The first of these challenges, that the automatic reinstatement procedures set forth

in § 1231(a)(5) undermine the value of family unity, presents a policy argument

that is beyond the purview of this court. Petitioner’s characterization of his arrest

at the close of his adjustment of status interview as a “bait and switch” is both

unsupported by any evidence that the INS engaged in deliberate entrapment or

misdirection and is blind to the fact that the INS is required to detain aliens found

to be subject to an outstanding removal order. See 8 U.S.C. § 1231(a)(2).

Finally, Petitioner’s attempt to challenge the validity of his 1999 removal is

barred by § 1231(a)(5)’s statement that prior removal orders are “‘not subject to

being reopened or reviewed’” when they are reinstated. See Garcia-Marrufo v.
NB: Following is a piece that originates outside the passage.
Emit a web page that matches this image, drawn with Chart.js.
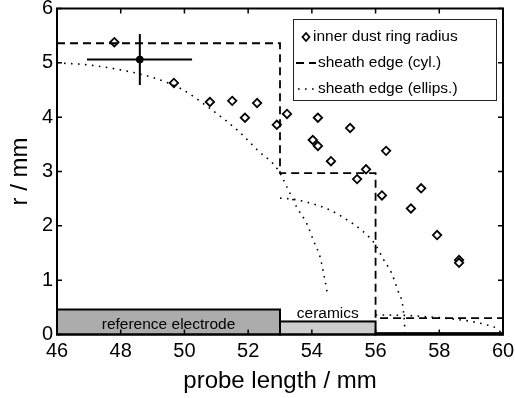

Ashcroft, 376 F.3d 1061, 1063-64 (10th Cir. 2004) (quoting § 1231(a)(5)).



IV.   Conclusion

      We find that Petitioner’s efforts to obtain adjustment of status and waiver

of inadmissibility are barred by statute, and that his due process claim is without

merit. We must therefore AFFIRM the decision of the INS reinstating

Petitioner’s 1999 removal order and removing him to Mexico.